Now, the phony letter and OpEd racket comes in many shapes and sizes. But just to get the ball rolling, let’s look at one example from the TPM archives.

Van Kloberg & Associates is a DC lobbying firm which specializes in representing what … well, what would you call them? … let’s say, the most misunderstood of nations. Countries like Burma, Iraq under Saddam Hussein, Liberia under Samuel Doe, Zaire under Mobutu, all sorts of good places.

If you look here you can view a November 26th, 1990 letter from Edward van Kloberg to the then-Ambassador of Zaire, Tatanene Manata. The subject of the letter is what Kloberg called the “Zaire Program 1991.”

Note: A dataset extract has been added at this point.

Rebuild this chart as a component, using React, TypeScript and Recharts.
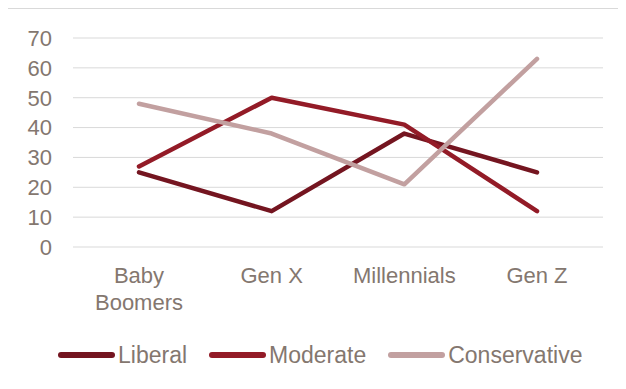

Basically, this was the firm’s program to flack for Zaire by harrying opponents of the Zairian dictatorship in the United States, lobbying congress and getting stories planted in the press about how the mind-bogglingly corrupt and brutal Zairian dictatorship wasn’t such a bad place after all.

(For a good run-down of Mobutu’s Zaire — and there’s really no other Zaire since Mobutu changed the country’s name from the Congo to Zaire when he took power and it was changed back after he was run out of the country — see Michela Wrong’s In the Footsteps of Mr. Kurtz: Living on the Brink of Disaster in Mobutu’s Congo.)

By all means take a look at the whole thing. It makes for delightfully entertaining reading, in a sort of surreal and amoral sort of way. But note one part of their ‘press campaign’: placing letters-to-the editor and OpEds in newspapers.

“Our press outreach placed dozens of letters-to-the-editor in newspapers across the country,” Kloberg says on the first page of the letter. He later notes how the firm “responded to criticism of the government of Zaire by drafting and placing letters-to-the-editor and op-ed pieces.”

In mid-2001 an employee of one DC foreign lobbying firm told me that many of these outfits have a few ex-foreign service officers, ex-ambassadors or other luminaries on retainer who can lend a hand by affixing a signature to such letters, or perhaps even writing them.

So this is one part of the racket. Later we’ll discuss others.